We've seen some display issues with the CSV connector. The Connection String sample is not quite correct. It should read:

Data Source="C:\Starfish\Folder";Extended Properties="Text;HDR=Yes;"

Your SqL Selection Statement then selects from the filename:

SELECT * FROM districts.csv

In addition, there should be a "Select File..." button just above the Connection String box and all the way to the right. Sometimes, this doesn't display.

In version 5 and higher, you need quotes around the filename in the selection statement:

SELECT * FROM "districts.csv"

The file needs to be in a location that the Starfish app pool can read from. Either grant access to the directory for "IIS_IUSRS" or put the CSV file under C:\inetpub\wwwroot\StarfishEngine

Issues

Type mismatch issue where column contains some alpha numeric entries but Starfish believes the data is numeric.
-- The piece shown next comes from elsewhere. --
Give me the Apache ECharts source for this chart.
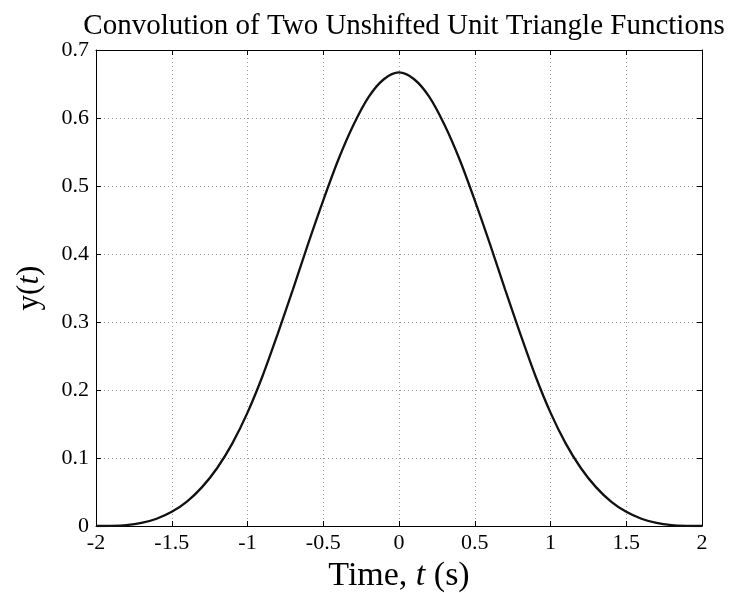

If a column of data contains numeric data for the first few rows and then later contains alphanumeric data Starfish will expect numeric data from every row in the data and will then fail to parse the alphanumeric data. Because by default the Microsoft Jet driver that is used for this functionality only scans the first 16 rows, it tries to make a ‘guess’ based on that data for each column type. This is only a problem is the data changes from numeric to alphanumeric partway through the data as thinks the data is all numbers. In registry, navigate to: HKEY_LOCAL_MACHINE\SOFTWARE\Wow6432Node\Microsoft\Jet\4.0\Engines\Text Find the MaxScanRows key, and change the value to ‘0’. Restart Starfish. It may also be necessary to perform an IISRESET.